作品の閲覧

「800字文学館」

TKG

三 春

 日本人ならみんな大好き「卵かけご飯」、近ごろはあれをTKGとも呼ぶ。ホッカホカご飯のてっぺんに卵をぽちょんと割りいれて醤油たら~りの基本形に加えて、多様なトッピングも楽しまれている。
 TKGは、KY(空気読めない)などと同じく若者言葉だが、『365日たまごかけごはんの本』を出した某社の商標。つまり商業的な仕掛け人がいる。

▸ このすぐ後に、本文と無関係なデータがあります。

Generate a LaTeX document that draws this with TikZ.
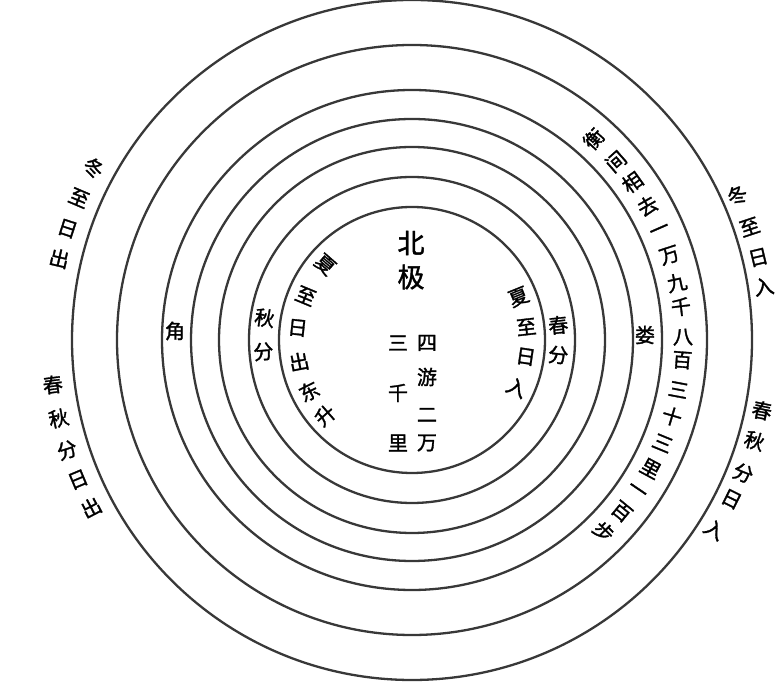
\documentclass[tikz,border=0pt]{standalone}
\usepackage{fontspec}
\setmainfont{Noto Sans CJK SC}[FakeBold=1.5]
\usepackage{tikz}

\definecolor{ringgray}{HTML}{383838}

\begin{document}
\begin{tikzpicture}[x=1pt, y=1pt]
      \useasboundingbox (0,0) rectangle (775,692);

      \begin{scope}[shift={(412,352)}]
        % the seven rings
        \foreach \r [count=\i] in {133,163,193,221,250,295,340}
          \draw[ringgray, line width=2.3pt] (0,0) circle [radius=\r pt];

        \begin{scope}[every node/.style={inner sep=0pt, font=\fontsize{20}{20}\selectfont}]
          % centre
          \node (bei) at (-1,97) {\fontsize{27}{27}\selectfont 北};
          \node (ji) at (-1,63) {\fontsize{27}{27}\selectfont 极};
          \node (si) at (15,-3) {四};
          \node (you) at (15,-37) {游};
          \node (er) at (15,-75) {二};
          \node (wan) at (15,-103) {万};
          \node (san) at (-14,-3) {三};
          \node (qian) at (-14,-53) {千};
          \node (li) at (-14,-103) {里};

          \node (jiao) at (-237,9) {角};
          \node (lou) at (233,5) {娄};

          % left side, reading downwards
          \foreach \a/\ch [count=\i] in {139/夏,157.5/至,174/日,191/出,206.5/东,221/升}
            \node (xzl\i) [rotate=\a-180] at (\a:115pt) {\ch};
          \foreach \a/\ch [count=\i] in {171.5/秋,184.5/分}
            \node (qf\i) [rotate=\a-180] at (\a:149pt) {\ch};
          \foreach \a/\ch [count=\i] in {151.6/冬,156.9/至,162.1/日,167/出}
            \node (dzl\i) [rotate=\a-180] at (\a:362pt) {\ch};
          \foreach \a/\ch [count=\i] in {187.1/春,192.5/秋,197.7/分,202.7/日,207.6/出}
            \node (cql\i) [rotate=\a-180] at (\a:362pt) {\ch};

          % right side, reading downwards
          \foreach \a/\ch [count=\i] in {22/夏,6.5/至,-8.4/日,-24.5/入}
            \node (xzr\i) [rotate=\a] at (\a:115pt) {\ch};
          \foreach \a/\ch [count=\i] in {5.8/春,-5.9/分}
            \node (cf\i) [rotate=\a] at (\a:147pt) {\ch};
          \foreach \a/\ch [count=\i] in {47.9/衡,41.2/间,35.6/相,29.7/去,23.6/一,18.2/万,12.2/九,7/千,0.6/八,-4.3/百,-10.6/三,-16.4/十,-22.4/三,-28.3/里,-34.1/一,-39.3/百,-45/步}
            \node (hj\i) [rotate=\a] at (\a:271pt) {\ch};
          \foreach \a/\ch [count=\i] in {24/冬,18.5/至,13.4/日,8.6/入}
            \node (dzr\i) [rotate=\a] at (\a:356pt) {\ch};
          \foreach \a/\ch [count=\i] in {-11.4/春,-16.4/秋,-21.9/分,-26.5/日,-32.1/入}
            \node (cqr\i) [rotate=\a] at (\a:357pt) {\ch};
        \end{scope}
      \end{scope}
   \end{tikzpicture}
\end{document}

 ……食べる人を選ばない、合わせる食材を選ばない、エヴリシングウェルカムの驚くべきフリーダムに溢れた「たまごかけごはん」の新大陸をついに発見しました。その驚くべき慈愛と博愛に満ちた新ワールドを探検するにあたり、「煮ない、焼かない、チンしない。お願いしない、自分で作る」というきびしい「たまごかけごはんのおきて」をモットーに……

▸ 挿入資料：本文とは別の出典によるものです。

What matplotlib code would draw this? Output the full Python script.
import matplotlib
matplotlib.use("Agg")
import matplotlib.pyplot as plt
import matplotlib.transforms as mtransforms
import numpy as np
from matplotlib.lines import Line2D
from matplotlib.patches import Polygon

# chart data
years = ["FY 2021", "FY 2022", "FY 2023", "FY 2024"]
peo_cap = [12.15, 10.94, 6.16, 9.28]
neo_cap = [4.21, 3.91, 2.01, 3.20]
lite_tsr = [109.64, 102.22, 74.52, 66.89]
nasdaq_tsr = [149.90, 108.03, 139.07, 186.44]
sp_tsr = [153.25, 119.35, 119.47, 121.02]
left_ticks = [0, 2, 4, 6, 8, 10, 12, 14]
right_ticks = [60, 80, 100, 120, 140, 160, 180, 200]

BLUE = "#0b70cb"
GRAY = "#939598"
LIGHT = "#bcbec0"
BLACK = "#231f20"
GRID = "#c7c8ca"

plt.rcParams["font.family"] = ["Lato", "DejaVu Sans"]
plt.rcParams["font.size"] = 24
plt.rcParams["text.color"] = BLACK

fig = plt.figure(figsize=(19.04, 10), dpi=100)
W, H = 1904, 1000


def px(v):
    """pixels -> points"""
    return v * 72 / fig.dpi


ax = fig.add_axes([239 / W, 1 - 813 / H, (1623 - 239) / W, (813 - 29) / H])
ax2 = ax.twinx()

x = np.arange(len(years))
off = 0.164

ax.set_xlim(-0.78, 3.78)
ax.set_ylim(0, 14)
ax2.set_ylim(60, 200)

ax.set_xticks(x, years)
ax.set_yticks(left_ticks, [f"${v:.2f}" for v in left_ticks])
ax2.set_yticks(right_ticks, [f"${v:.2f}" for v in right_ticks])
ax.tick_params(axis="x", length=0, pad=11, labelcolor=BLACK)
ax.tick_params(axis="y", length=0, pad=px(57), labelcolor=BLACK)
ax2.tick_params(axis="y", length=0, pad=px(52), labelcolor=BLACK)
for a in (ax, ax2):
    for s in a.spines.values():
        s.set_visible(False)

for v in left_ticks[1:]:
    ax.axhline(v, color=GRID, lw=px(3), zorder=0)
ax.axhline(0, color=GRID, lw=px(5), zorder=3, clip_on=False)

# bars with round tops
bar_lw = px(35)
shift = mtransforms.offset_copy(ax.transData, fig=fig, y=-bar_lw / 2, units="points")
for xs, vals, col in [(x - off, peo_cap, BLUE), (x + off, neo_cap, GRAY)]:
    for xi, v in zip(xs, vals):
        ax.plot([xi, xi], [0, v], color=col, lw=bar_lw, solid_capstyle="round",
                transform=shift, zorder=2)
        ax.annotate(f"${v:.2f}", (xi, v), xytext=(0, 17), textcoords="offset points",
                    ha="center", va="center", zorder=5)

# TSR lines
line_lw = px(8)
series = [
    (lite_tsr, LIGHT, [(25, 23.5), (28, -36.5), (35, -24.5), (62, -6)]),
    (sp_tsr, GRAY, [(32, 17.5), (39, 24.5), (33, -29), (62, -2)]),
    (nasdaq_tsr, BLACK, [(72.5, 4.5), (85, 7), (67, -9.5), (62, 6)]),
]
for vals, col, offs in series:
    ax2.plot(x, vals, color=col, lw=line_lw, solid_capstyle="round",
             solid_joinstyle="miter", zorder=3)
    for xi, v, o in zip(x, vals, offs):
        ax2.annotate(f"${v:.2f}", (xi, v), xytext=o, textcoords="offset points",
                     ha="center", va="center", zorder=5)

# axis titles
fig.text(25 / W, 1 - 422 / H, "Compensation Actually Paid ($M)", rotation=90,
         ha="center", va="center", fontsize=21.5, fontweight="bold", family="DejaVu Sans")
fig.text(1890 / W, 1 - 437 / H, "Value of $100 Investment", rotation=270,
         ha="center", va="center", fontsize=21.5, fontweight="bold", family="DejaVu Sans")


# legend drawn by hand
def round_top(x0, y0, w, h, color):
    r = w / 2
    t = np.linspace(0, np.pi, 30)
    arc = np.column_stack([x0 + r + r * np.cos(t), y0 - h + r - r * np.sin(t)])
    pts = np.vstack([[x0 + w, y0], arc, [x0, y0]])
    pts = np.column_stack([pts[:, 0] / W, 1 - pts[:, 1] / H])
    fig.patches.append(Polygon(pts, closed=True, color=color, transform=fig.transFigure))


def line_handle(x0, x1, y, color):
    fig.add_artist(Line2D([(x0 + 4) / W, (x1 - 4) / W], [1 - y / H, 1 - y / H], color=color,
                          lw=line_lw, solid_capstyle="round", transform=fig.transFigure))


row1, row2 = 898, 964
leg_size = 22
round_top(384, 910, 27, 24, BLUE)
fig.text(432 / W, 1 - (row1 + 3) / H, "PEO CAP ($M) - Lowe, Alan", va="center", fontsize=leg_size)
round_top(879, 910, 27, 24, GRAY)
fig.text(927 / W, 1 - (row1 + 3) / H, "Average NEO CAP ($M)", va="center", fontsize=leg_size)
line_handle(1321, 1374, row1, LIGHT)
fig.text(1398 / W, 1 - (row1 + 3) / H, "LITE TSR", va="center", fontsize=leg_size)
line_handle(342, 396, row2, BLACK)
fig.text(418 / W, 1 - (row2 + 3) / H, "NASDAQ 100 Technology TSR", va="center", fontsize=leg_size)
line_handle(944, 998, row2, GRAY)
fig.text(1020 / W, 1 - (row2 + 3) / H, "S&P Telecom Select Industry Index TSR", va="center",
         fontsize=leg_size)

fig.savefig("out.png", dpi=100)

 と、大層なコンセプトだ。なかにはギョッとするようなトッピングもあるらしいが、シラスと大葉に柚子胡椒を溶いた醤油をかける純和風TKGや、トマトにバジルソースとタルタルソースの洋風TKGなどはお薦めとのこと。

 ご飯党の私も昔から自己流のトッピングを試してきた。シラスと青葱、海苔佃煮とチーズ、トロロと大葉、明太子とバター、アボカドと山葵、ナメタケと焼海苔、キムチとクリームチーズ、まぐろ納豆などなど。

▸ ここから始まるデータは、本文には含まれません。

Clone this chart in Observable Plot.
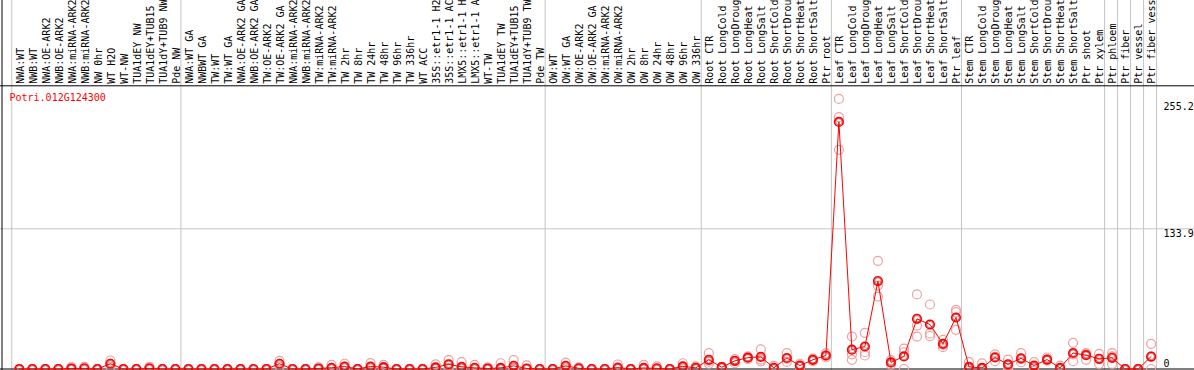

 ところで、世の中には「全卵派」とは別に「黄身派」も少なからずいて、残った白身は捨てられることが多い。この白身を活かすアイデアはないものかと常々思っていた。
 それを解決したのが『目がテン』、様々な課題を科学の目で調査するTV番組である。なんと「白身かけご飯」を美味しく食べるためのベストマッチ・トッピング——ナメタケに麺つゆとごま油を混ぜ合せる——を見つけてくれた。科学の目によれば、ナメタケの核酸系と麺つゆのイノシン酸やグルタミン酸などさまざまな旨味成分の相乗効果が生まれるのだそうだ。
 さっそく試してみた。意外や意外、新感覚のオツな味。これなら「白身派」も現れそうだ。今度は黄身(君?)が捨てられる番かも……。